= Data =
────────
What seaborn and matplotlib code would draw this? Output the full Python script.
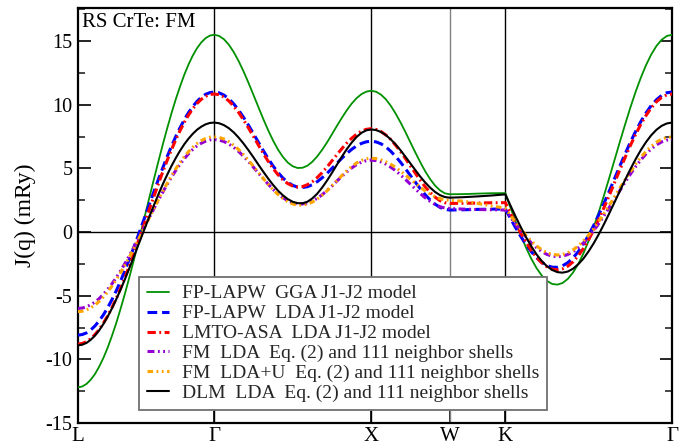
────────
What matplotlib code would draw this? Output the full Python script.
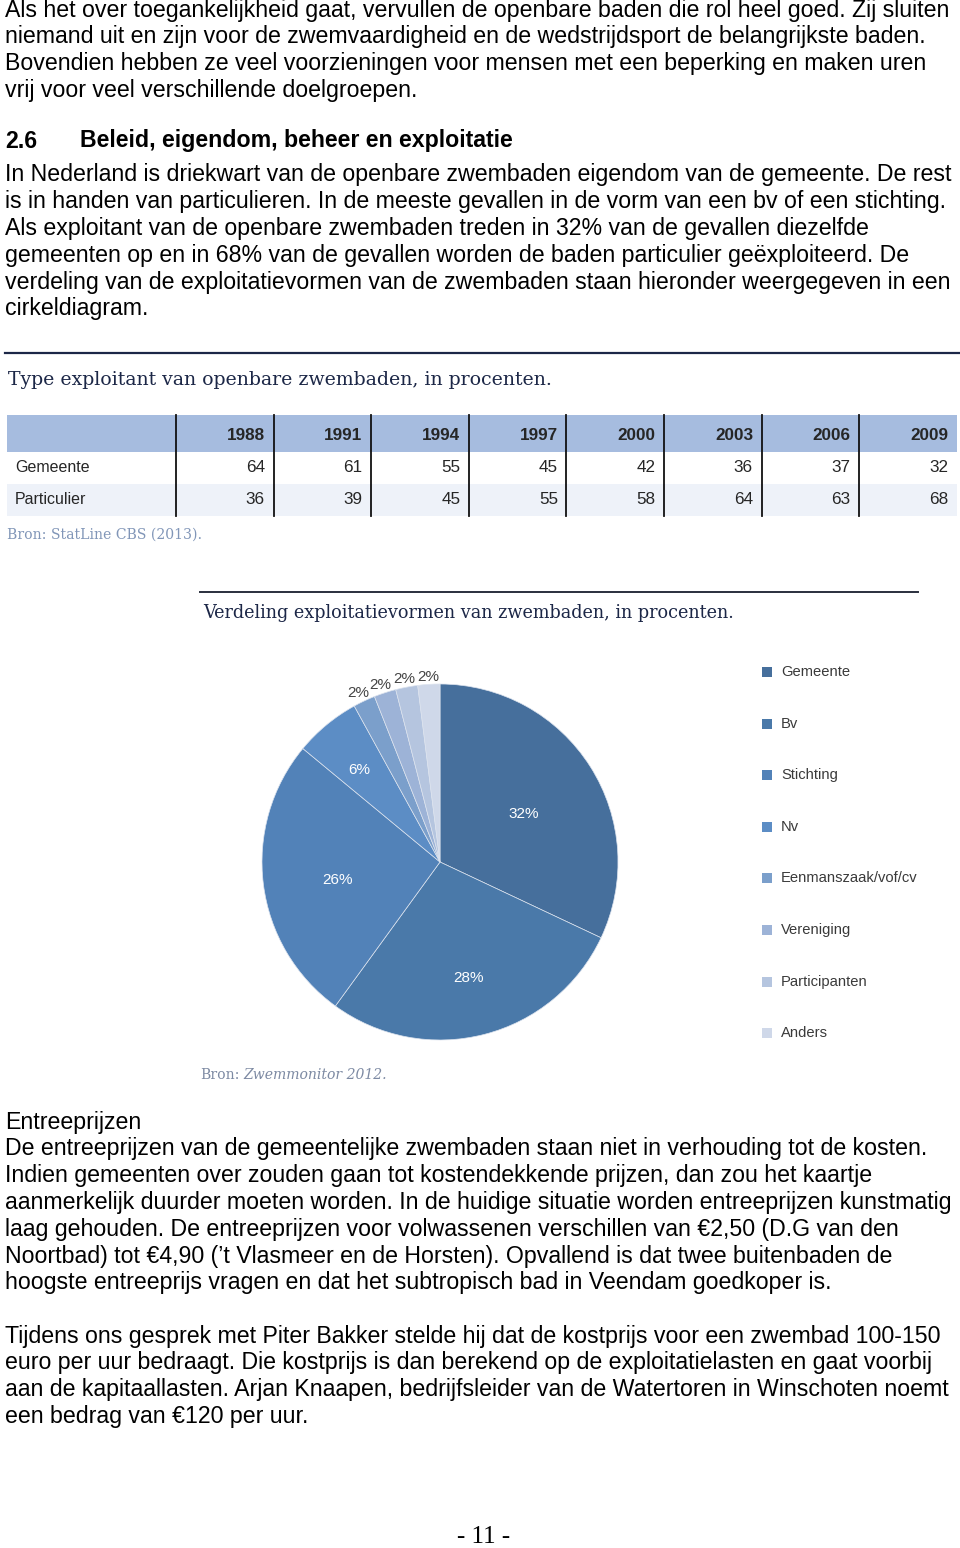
────────
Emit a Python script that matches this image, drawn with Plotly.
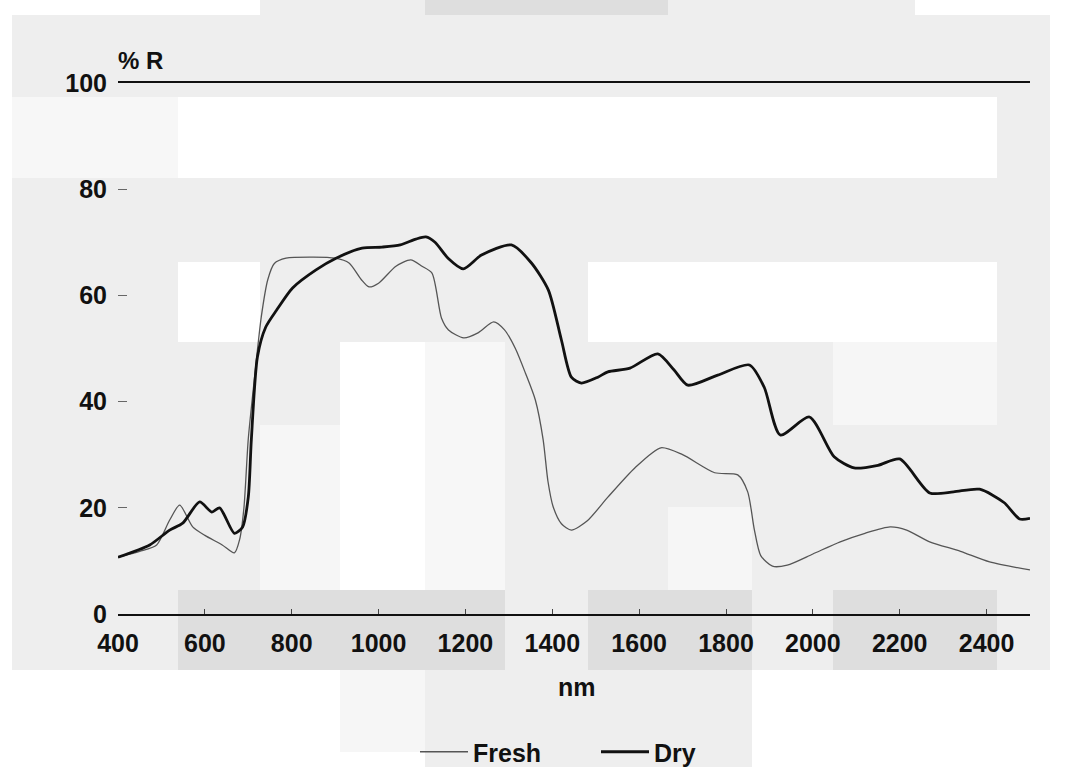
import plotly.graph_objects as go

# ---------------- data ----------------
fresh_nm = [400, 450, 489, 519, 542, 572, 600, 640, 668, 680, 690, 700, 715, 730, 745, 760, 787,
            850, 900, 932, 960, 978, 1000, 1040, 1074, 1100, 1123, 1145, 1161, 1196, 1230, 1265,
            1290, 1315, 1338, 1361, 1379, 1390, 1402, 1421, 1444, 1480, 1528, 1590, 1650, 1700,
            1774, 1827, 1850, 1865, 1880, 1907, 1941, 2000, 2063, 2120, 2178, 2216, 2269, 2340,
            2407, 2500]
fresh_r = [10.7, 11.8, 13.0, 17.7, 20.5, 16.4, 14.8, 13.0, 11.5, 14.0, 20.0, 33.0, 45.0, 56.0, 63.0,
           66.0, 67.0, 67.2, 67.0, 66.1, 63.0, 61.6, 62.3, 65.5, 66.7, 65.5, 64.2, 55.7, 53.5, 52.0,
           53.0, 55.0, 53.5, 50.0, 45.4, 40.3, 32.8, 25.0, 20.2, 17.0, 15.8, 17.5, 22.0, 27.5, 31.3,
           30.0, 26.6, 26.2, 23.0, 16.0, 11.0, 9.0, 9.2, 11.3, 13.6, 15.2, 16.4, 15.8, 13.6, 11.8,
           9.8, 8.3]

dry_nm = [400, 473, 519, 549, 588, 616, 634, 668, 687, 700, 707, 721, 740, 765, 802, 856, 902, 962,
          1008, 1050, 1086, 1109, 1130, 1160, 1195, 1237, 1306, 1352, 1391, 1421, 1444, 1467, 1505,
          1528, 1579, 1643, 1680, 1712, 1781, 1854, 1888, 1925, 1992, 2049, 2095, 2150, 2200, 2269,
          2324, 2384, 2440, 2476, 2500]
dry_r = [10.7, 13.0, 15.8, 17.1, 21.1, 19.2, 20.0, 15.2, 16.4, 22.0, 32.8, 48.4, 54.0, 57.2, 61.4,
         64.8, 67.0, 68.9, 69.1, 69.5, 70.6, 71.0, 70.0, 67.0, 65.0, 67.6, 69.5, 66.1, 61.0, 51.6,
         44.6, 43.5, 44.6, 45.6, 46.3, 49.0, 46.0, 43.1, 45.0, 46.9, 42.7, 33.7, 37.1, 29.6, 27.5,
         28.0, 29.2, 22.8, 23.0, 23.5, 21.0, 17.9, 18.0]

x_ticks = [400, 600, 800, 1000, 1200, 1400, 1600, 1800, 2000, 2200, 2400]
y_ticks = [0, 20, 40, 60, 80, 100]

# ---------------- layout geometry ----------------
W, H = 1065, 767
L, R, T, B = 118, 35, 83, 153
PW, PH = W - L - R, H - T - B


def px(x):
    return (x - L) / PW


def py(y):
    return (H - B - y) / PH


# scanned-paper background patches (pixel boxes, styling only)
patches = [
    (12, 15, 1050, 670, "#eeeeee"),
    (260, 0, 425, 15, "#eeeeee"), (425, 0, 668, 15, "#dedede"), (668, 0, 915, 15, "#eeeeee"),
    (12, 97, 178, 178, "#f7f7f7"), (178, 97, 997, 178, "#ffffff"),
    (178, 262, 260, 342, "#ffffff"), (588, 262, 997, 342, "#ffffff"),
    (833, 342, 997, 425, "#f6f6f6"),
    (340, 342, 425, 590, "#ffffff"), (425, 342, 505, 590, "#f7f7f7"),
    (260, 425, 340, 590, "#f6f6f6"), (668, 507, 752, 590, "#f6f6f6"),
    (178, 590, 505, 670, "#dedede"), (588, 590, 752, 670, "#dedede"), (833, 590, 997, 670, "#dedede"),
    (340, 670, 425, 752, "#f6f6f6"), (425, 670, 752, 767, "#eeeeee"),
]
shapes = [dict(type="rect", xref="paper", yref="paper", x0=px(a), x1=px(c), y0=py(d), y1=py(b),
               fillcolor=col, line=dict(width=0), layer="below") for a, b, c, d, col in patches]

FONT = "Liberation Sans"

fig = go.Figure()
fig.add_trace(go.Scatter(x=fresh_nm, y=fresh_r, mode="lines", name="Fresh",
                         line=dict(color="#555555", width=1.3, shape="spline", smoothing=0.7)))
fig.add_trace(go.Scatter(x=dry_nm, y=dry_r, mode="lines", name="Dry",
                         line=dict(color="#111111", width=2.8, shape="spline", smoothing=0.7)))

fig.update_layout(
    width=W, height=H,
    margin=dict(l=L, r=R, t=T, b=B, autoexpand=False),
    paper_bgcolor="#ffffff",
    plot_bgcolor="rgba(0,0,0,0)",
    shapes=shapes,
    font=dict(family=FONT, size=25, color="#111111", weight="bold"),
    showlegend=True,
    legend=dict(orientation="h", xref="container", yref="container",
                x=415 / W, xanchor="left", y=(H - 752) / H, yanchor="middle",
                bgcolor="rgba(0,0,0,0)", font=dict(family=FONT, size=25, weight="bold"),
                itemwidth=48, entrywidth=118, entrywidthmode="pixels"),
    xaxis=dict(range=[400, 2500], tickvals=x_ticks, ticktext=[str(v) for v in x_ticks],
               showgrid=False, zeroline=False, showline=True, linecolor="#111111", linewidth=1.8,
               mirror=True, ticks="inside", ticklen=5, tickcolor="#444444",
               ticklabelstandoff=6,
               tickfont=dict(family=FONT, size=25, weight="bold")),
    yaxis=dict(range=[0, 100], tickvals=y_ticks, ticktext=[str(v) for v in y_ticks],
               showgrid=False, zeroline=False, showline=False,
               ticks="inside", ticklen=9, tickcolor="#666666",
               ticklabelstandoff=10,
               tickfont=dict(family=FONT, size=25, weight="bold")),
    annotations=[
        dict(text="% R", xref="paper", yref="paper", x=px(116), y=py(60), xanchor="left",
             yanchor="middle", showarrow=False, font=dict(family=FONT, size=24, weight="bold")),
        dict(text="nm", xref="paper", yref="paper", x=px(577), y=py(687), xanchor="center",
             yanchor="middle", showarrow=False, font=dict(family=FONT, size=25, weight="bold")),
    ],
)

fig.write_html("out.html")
────────
= Exercise details =
Pull out all lines from the entries above that include the word "would".

= Full output =
What seaborn and matplotlib code would draw this? Output the full Python script.
What matplotlib code would draw this? Output the full Python script.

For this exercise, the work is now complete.